L’histoire raconte que les creuseurs reprennent, une fois sous terre, des chansons aux formules magiques pour de multiples raisons : 1. Alerter les divinités en cas d’éventuels éboulements. 2. Chasser les esprits de ceux qui ont été ensevelis au même endroit et qui viennent troubler l’ordre public. Mortel Combat partageait l’idée que ce sont les cadavres qui procréent les pierres. « Il en faut, des hommes, pour verser leur sang et pour qu’on vive, nous, avec les pierres multipliées... » 3. Trouver la force de tout casser. 4. Espérer de ces divinités une abondante récolte.
Quelques instants après le rituel, les pioches et les pelles pleurnichaient. Ils avaient fumé de l’herbe au préalable. Dans la Ville-Pays, c’était recommandé pour un travail de longue haleine. Mortel Combat, avec sa gueule qui puait les toilettes du Tram, frappait fort.
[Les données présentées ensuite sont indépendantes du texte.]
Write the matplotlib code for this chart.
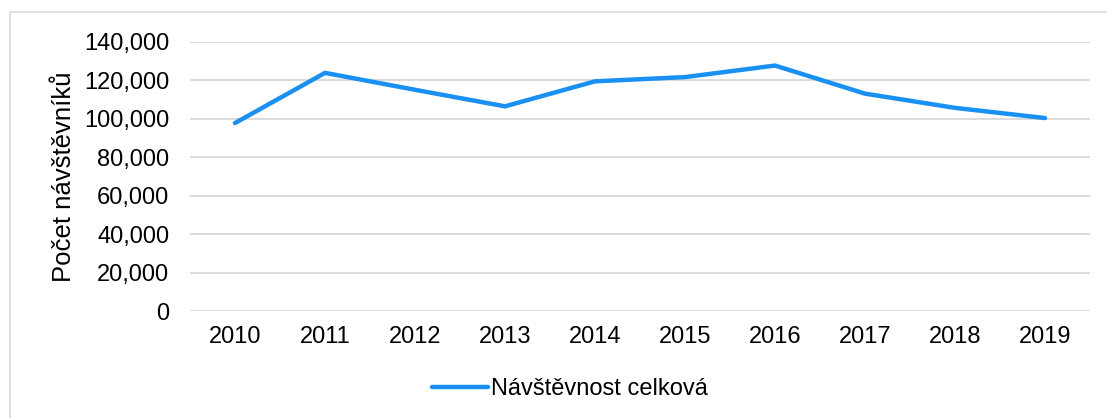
import matplotlib
matplotlib.use("Agg")
import matplotlib.pyplot as plt
from matplotlib.patches import Rectangle
from matplotlib.ticker import FuncFormatter

plt.rcParams['font.family'] = ['Liberation Sans', 'DejaVu Sans']

years = ["2010", "2011", "2012", "2013", "2014", "2015", "2016", "2017", "2018", "2019"]
visitors = [97700, 123800, 115000, 106400, 119400, 121600, 127600, 113000, 105600, 100300]
series_name = "Návštěvnost celková"
y_label = "Počet návštěvníků"

fig = plt.figure(figsize=(11.07, 4.18), dpi=100)
ax = fig.add_axes([190 / 1107, 107 / 418, 900 / 1107, 269.3 / 418])

# light frame around the chart (only left and top are visible in the crop)
fig.patches.append(Rectangle((10 / 1107, -0.1), 1.2, 1 - 12 / 418 + 0.1,
                             transform=fig.transFigure, fill=False,
                             edgecolor="#D9D9D9", linewidth=1.2))

x = range(len(years))
ax.plot(x, visitors, color="#1A90F2", linewidth=3.2, solid_capstyle="round",
        solid_joinstyle="miter", label=series_name, zorder=3)

ax.set_xlim(-0.5, len(years) - 0.5)
ax.set_ylim(0, 140000)
ax.set_yticks(range(0, 140001, 20000))
ax.yaxis.set_major_formatter(FuncFormatter(lambda v, p: f"{int(v):,}"))
ax.set_xticks(list(x))
ax.set_xticklabels(years)
ax.grid(axis="y", color="#D9D9D9", linewidth=1.3)
ax.set_axisbelow(True)
for s in ax.spines.values():
    s.set_visible(False)
ax.tick_params(axis="y", length=0, pad=15, labelsize=17)
ax.tick_params(axis="x", length=0, pad=11, labelsize=17)
ax.set_ylabel(y_label, fontsize=18.5, labelpad=6)

fig.legend(loc="center", bbox_to_anchor=(570 / 1107, 1 - 389 / 418), frameon=False,
           fontsize=17, handlelength=2.35, handletextpad=0.15)

fig.savefig("out.png", dpi=100)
– Va faire le guet, insistait Requiem a l’attention de Lucien, et il repartait avec la chronologie du premier film de Jean Gabin. Les parois volaient en éclats. Dysenterie et Los Caballeros, venus de Cuba sur la trace de leurs ancêtres, empilaient la marchandise. Requiem, tel un capitaine en pleine bataille, assis et par moments debout sur un tertre, haranguait sa troupe, rigolait, bavardait... Il était réputé pour cela ; une des raisons qui lui valut le titre de colon, il te faisait travailler a te faire perdre connaissance. « Vas-y, frappe, marque un but, ne désespère point, vas- y ! ». Lucien allait et venait, leur demandant de lever le camp. Du bruit, disait-il.
– À quoi sert une arme ? rétorquait le Négus. Qu’ils viennent, ils devront apprendre qu’on ne grimpe pas sur un train en marche, les pithécanthropes !... Règle numéro 20, les canailles sont la pour enregistrer des coups foirés. Qu’ils viennent !
Ils n’étaient munis que d’une seule torche ; de vraies taupes, ils frappaient, attaquaient, traquaient la pierre a l’intuition. Requiem, qui avait du tact, tâtait la matière et renseignait.
– À gauche, à droite, faible teneur, courage les gars !
Et pour détendre l’atmosphère, il récita ses premiers jours dans la Ville-Pays. Natif de l’autre bout, l’ancien pays, il était venu dans la Ville-Pays pour enterrer ses chagrins d’amour.